TASK BRIEF
Can you copy out the data exactly? Leave the images out.
==========
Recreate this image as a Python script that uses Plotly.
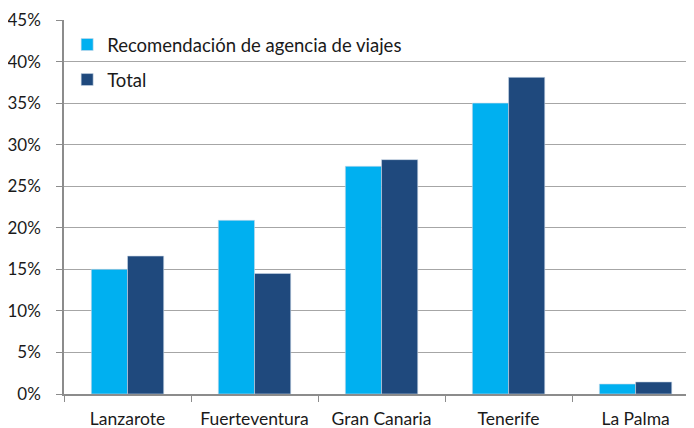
import plotly.graph_objects as go

categories = ["Lanzarote", "Fuerteventura", "Gran Canaria", "Tenerife", "La Palma"]
recomendacion = [0.150, 0.209, 0.274, 0.350, 0.012]
total = [0.166, 0.145, 0.282, 0.381, 0.0145]
series_names = ["Recomendación de agencia de viajes", "Total"]
colors = ["#00B0F0", "#1F497D"]
font_family = "Lato, 'Open Sans', sans-serif"

fig = go.Figure()
for i, (name, vals) in enumerate(zip(series_names, [recomendacion, total])):
    fig.add_trace(go.Bar(
        x=categories, y=vals, name=name, legendgroup=f"g{i}",
        marker=dict(color=colors[i], line=dict(color="#C9D7E8", width=0.6)),
    ))

fig.update_layout(
    width=686, height=420,
    margin=dict(l=56, r=0, t=12, b=34, autoexpand=False),
    paper_bgcolor="white", plot_bgcolor="white",
    barmode="group", bargap=0.43, bargroupgap=0,
    font=dict(family=font_family, size=16, color="#1a1a1a"),
    showlegend=True,
    legend=dict(x=0.005, y=0.984, xanchor="left", yanchor="top",
                bgcolor="rgba(0,0,0,0)", tracegroupgap=8,
                font=dict(size=18.5), itemwidth=30),
)
fig.update_xaxes(
    type="category", range=[-0.5, 4.46], automargin=False,
    showline=True, linecolor="#8C8C8C", linewidth=1.5,
    ticks="outside", tickson="boundaries", ticklen=6, tickcolor="#8C8C8C",
    showgrid=False, ticklabelstandoff=8, tickfont=dict(size=17.5),
)
fig.update_yaxes(
    range=[0, 0.45], dtick=0.05, tickformat=".0%", automargin=False,
    showline=True, linecolor="#8C8C8C", linewidth=1.5,
    ticks="outside", ticklen=6, tickcolor="#8C8C8C",
    showgrid=True, gridcolor="#A6A6A6", gridwidth=1.2,
    zeroline=False, ticklabelstandoff=12, tickfont=dict(size=17),
)
fig.write_html("out.html")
==========
FULL RESPONSE
Recreate this image as a Python script that uses Plotly.
import plotly.graph_objects as go

categories = ["Lanzarote", "Fuerteventura", "Gran Canaria", "Tenerife", "La Palma"]
recomendacion = [0.150, 0.209, 0.274, 0.350, 0.012]
total = [0.166, 0.145, 0.282, 0.381, 0.0145]
series_names = ["Recomendación de agencia de viajes", "Total"]
colors = ["#00B0F0", "#1F497D"]
font_family = "Lato, 'Open Sans', sans-serif"

fig = go.Figure()
for i, (name, vals) in enumerate(zip(series_names, [recomendacion, total])):
    fig.add_trace(go.Bar(
        x=categories, y=vals, name=name, legendgroup=f"g{i}",
        marker=dict(color=colors[i], line=dict(color="#C9D7E8", width=0.6)),
    ))

fig.update_layout(
    width=686, height=420,
    margin=dict(l=56, r=0, t=12, b=34, autoexpand=False),
    paper_bgcolor="white", plot_bgcolor="white",
    barmode="group", bargap=0.43, bargroupgap=0,
    font=dict(family=font_family, size=16, color="#1a1a1a"),
    showlegend=True,
    legend=dict(x=0.005, y=0.984, xanchor="left", yanchor="top",
                bgcolor="rgba(0,0,0,0)", tracegroupgap=8,
                font=dict(size=18.5), itemwidth=30),
)
fig.update_xaxes(
    type="category", range=[-0.5, 4.46], automargin=False,
    showline=True, linecolor="#8C8C8C", linewidth=1.5,
    ticks="outside", tickson="boundaries", ticklen=6, tickcolor="#8C8C8C",
    showgrid=False, ticklabelstandoff=8, tickfont=dict(size=17.5),
)
fig.update_yaxes(
    range=[0, 0.45], dtick=0.05, tickformat=".0%", automargin=False,
    showline=True, linecolor="#8C8C8C", linewidth=1.5,
    ticks="outside", ticklen=6, tickcolor="#8C8C8C",
    showgrid=True, gridcolor="#A6A6A6", gridwidth=1.2,
    zeroline=False, ticklabelstandoff=12, tickfont=dict(size=17),
)
fig.write_html("out.html")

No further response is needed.